Sorry, cellphone: Why landlines still rock

Some old tech is still good tech. Consider the telephone, which was invented back in 1876.

Certainly cell phones, Internet calling, texting and other forms of digital communication are more flexible and more efficient, but the plain old telephone service (POTS) has two major advantages.

First and foremost is call quality. To put it nicely, cell phone call quality stinks. And it stinks on every carrier, everywhere. Scratchy, choppy, tinny audio is the price you pay for mobility (at least, that's their excuse). Land line calls are still far superior when it comes to being able to actually hear what someone is saying and who is saying it.

Roughly 64 percent of American homes still retain a land line phone.

Second, storms and power outages often knock out digital communications more quickly than you can say "World Wide Web," while analog phones plugged into land lines are often untouched. During the Great Northeast Blackout nearly a decade ago, cell phones died and Internet calling failed. There was no TV, no Web, and no news. I found out what was going on because a friend called me from Los Angeles--on my land line analog phone.

So people who keep land lines--and I'm obviously one of them--are not just stubborn Luddites willing to be overcharged for phone service (although we are being overcharged). And that's why roughly 64 percent of American homes still retain a land line phone.

Consequently, electronics companies haven't abandoned land line phones either, developing more flexible and full-featured phones for those of us still clutching a POTS handset. The latest models from companies like Panasonic, AT&T, and V-Tech use a standard called DECT 6.0 for adding wireless handsets in the home. These models deliver clearer audio, and even let you feed an incoming cell phone call through to a home handset. This is a particularly convenient option if the base station is positioned at place in the home that receives a good cell signal, which can then be passed though to a DECT handset anywhere else in the house where cell service may be patchy at best.

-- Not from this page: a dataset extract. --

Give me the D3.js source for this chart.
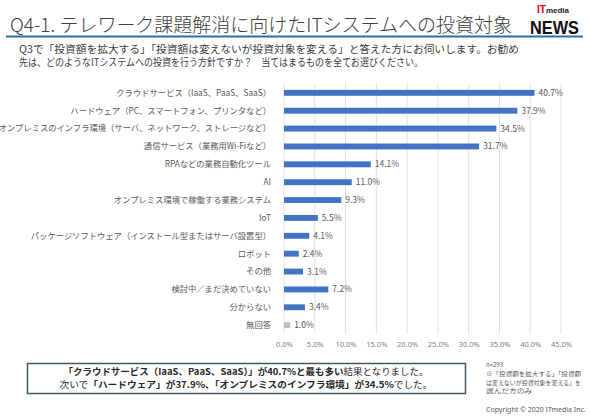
<!DOCTYPE html>
<html>
<head>
<meta charset="utf-8">
<script src="https://cdn.jsdelivr.net/npm/d3@7"></script>
<style>
  body { margin: 0; background: #fff; }
  svg { display: block; font-family: "Noto Sans CJK JP", "Noto Sans", sans-serif; }
  .lbl { font-size: 8.3px; fill: #595959; }
  .val { font-size: 8.5px; fill: #595959; }
  .tick text { font-size: 7.5px; fill: #7f7f7f; font-family: "Noto Sans", sans-serif; }
</style>
</head>
<body>
<script>
// data
var categories = [
  "クラウドサービス（IaaS、PaaS、SaaS）",
  "ハードウェア（PC、スマートフォン、プリンタなど）",
  "オンプレミスのインフラ環境（サーバ、ネットワーク、ストレージなど）",
  "通信サービス（業務用Wi-Fiなど）",
  "RPAなどの業務自動化ツール",
  "AI",
  "オンプレミス環境で稼働する業務システム",
  "IoT",
  "パッケージソフトウェア（インストール型またはサーバ設置型）",
  "ロボット",
  "その他",
  "検討中／まだ決めていない",
  "分からない",
  "無回答"
];
var values = [40.7, 37.9, 34.5, 31.7, 14.1, 11.0, 9.3, 5.5, 4.1, 2.4, 3.1, 7.2, 3.4, 1.0];
var ticks = [0, 5, 10, 15, 20, 25, 30, 35, 40, 45];

var titleText = "Q4-1. テレワーク課題解消に向けたITシステムへの投資対象";
var questionLines = [
  "Q3で「投資額を拡大する」「投資額は変えないが投資対象を変える」と答えた方にお伺いします。お勧め",
  "先は、どのようなITシステムへの投資を行う方針ですか？　当てはまるものを全てお選びください。"
];
// summary lines, [text, bold?]
var summary1 = [["「クラウドサービス（IaaS、PaaS、SaaS）」が40.7%と最も多い", true], ["結果となりました。", false]];
var summary2 = [["次いで", false], ["「ハードウェア」が37.9%、「オンプレミスのインフラ環境」が34.5%", true], ["でした。", false]];
var notes = ["n=293", "※「投資額を拡大する」「投資額", "は変えないが投資対象を変える」を", "選んだ方のみ"];

var w = 590, h = 416;

var svg = d3.select("body").append("svg")
  .attr("width", w)
  .attr("height", h);

// header
svg.append("text")
  .attr("x", 10)
  .attr("y", 32)
  .attr("textLength", 502)
  .attr("lengthAdjust", "spacingAndGlyphs")
  .style("font-size", "19px")
  .style("font-weight", "300")
  .style("fill", "#404040")
  .text(titleText);

svg.append("line")
  .attr("x1", 6).attr("x2", 583)
  .attr("y1", 36.5).attr("y2", 36.5)
  .style("stroke", "#2e6da4")
  .style("stroke-width", 2.2);

// logo
var logo = svg.append("text")
  .attr("x", 537)
  .attr("y", 13)
  .style("font-family", "'Liberation Sans', sans-serif")
  .style("font-weight", "bold");
logo.append("tspan").style("fill", "#e60012").style("font-size", "10px").text("IT");
logo.append("tspan").style("fill", "#222").style("font-size", "8px").text("media");

svg.append("text")
  .attr("x", 530)
  .attr("y", 33.5)
  .attr("textLength", 49)
  .attr("lengthAdjust", "spacingAndGlyphs")
  .style("font-family", "'Liberation Sans', sans-serif")
  .style("font-weight", "bold")
  .style("font-size", "19px")
  .style("fill", "#111")
  .text("NEWS");

svg.selectAll(".q")
  .data(questionLines)
  .enter().append("text")
  .attr("class", "q")
  .attr("x", 19)
  .attr("y", function(d, i) { return 52.5 + i * 13.5; })
  .attr("textLength", function(d, i) { return i == 0 ? 500 : 404; })
  .attr("lengthAdjust", "spacingAndGlyphs")
  .style("font-size", "10.5px")
  .style("fill", "#404040")
  .text(function(d) { return d; });

// chart
var margin = {top: 84, left: 284, right: 561, bottom: 334};

var xScale = d3.scaleLinear()
  .domain([0, 45])
  .range([margin.left, margin.right]);

var yScale = d3.scaleBand()
  .domain(categories)
  .range([margin.top, margin.bottom])
  .paddingInner(0.67)
  .paddingOuter(0.33);

// gridlines
svg.append("g")
  .selectAll("line")
  .data(ticks)
  .enter().append("line")
  .attr("x1", function(d) { return xScale(d); })
  .attr("x2", function(d) { return xScale(d); })
  .attr("y1", margin.top - 1)
  .attr("y2", margin.bottom)
  .style("stroke", "#d9d9d9")
  .style("stroke-width", 0.8);

// x axis
var xAxis = svg.append("g")
  .attr("transform", "translate(0," + (margin.bottom + 3) + ")")
  .call(d3.axisBottom(xScale)
    .tickValues(ticks)
    .tickSize(0)
    .tickFormat(function(d) { return d.toFixed(1) + "%"; }));
xAxis.select(".domain").remove();
xAxis.selectAll("text").attr("dy", "0.95em");

// bars
svg.selectAll(".bar")
  .data(values)
  .enter().append("rect")
  .attr("class", "bar")
  .attr("x", xScale(0))
  .attr("y", function(d, i) { return yScale(categories[i]); })
  .attr("width", function(d) { return xScale(d) - xScale(0); })
  .attr("height", yScale.bandwidth())
  .style("fill", function(d, i) { return i == categories.length - 1 ? "#bfbfbf" : "#4472c4"; });

// value labels
svg.selectAll(".val")
  .data(values)
  .enter().append("text")
  .attr("class", "val")
  .attr("x", function(d) { return xScale(d) + 4; })
  .attr("y", function(d, i) { return yScale(categories[i]) + yScale.bandwidth() / 2; })
  .attr("dy", "0.35em")
  .text(function(d) { return d.toFixed(1) + "%"; });

// category labels
svg.selectAll(".lbl")
  .data(categories)
  .enter().append("text")
  .attr("class", "lbl")
  .attr("x", 271)
  .attr("y", function(d) { return yScale(d) + yScale.bandwidth() / 2; })
  .attr("dy", "0.35em")
  .style("text-anchor", "end")
  .text(function(d) { return d; });

// summary box
svg.append("rect")
  .attr("x", 27.5)
  .attr("y", 363.5)
  .attr("width", 438)
  .attr("height", 30)
  .style("fill", "#fff")
  .style("stroke", "#44546a")
  .style("stroke-width", 1.5);

[summary1, summary2].forEach(function(parts, i) {
  var t = svg.append("text")
    .attr("x", 246)
    .attr("y", 374.5 + i * 13)
    .attr("textLength", i == 0 ? 365 : 373)
    .attr("lengthAdjust", "spacingAndGlyphs")
    .style("text-anchor", "middle")
    .style("font-size", "9px")
    .style("fill", "#262626");
  parts.forEach(function(p) {
    t.append("tspan")
      .style("font-weight", p[1] ? "bold" : "normal")
      .text(p[0]);
  });
});

// notes
svg.selectAll(".note")
  .data(notes)
  .enter().append("text")
  .attr("class", "note")
  .attr("x", 486)
  .attr("y", function(d, i) { return 367 + i * 8.8; })
  .attr("textLength", function(d, i) { return i == 0 ? null : (i == 3 ? 46 : 95); })
  .attr("lengthAdjust", "spacingAndGlyphs")
  .style("font-size", "6px")
  .style("fill", "#595959")
  .text(function(d) { return d; });

svg.append("text")
  .attr("x", 486)
  .attr("y", 412)
  .style("font-size", "7px")
  .style("font-family", "'Noto Sans', sans-serif")
  .style("fill", "#595959")
  .text("Copyright © 2020 ITmedia Inc.");
</script>
</body>
</html>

Panasonic's latest DECT 6.0 models include the $110 KX-TG7872, which comes with a base station and cordless handset, plus one remote handset. In addition to the usual array of features, including an answering machine, intercom, and audio caller ID ("Call from wireless caller 555-1212"), there's a slew of features to appeal to cell phone users.

To begin with, there's a USB port on the base station for charging your cell. You can also transfer thousands of contacts from your mobile phone to the home phone. Alerts will apprise you of text messages on your cell phone, and you can transfer those snazzy, ain't-I--cool iPhone ringtones from the cell to the base station to distinguish incoming mobile calls from regular home line calls.

When you're not at home, the Panasonic DECT 6.0 model can be set to call your smart phone when someone leaves a message on your land line. You can then play back the message.

AT&T's CLP99383 offers similar features, plus an additional handset for $120. There's the ability to charge your mobile phone, and alerts for incoming Android messages--including calendar reminder alerts--plus the cell phone relay feature. Like the Panasonic model, you can pair two different cell phones to the base station, as well as play iPhone ringtones and download thousands of contacts.

In all, the newest DECT 6.0 models should appeal to those cautious individuals who want to keep their land line, while acknowledging that they use their cell phones more often. Two caveats should be noted, however.

First, in spite of the DECT 6.0 designation different handsets from different manufacturers will not work together. So if you buy the AT&T model, for example, and later decide you need a fourth handset (you've got a really big house; the system can handle up to 12 handsets), you'll need to buy it from AT&T. A Panasonic DECT 6.0 handset won't work.

Second, these phones still require electricity. Panasonic says its backup battery will keep the line alive for a couple of hours, but for an extended blackout like the 2003 Noreaster, you'll need a plain, no-electricity-needed analog phone. Proof that after more than 130 years, that old technology is still good for something.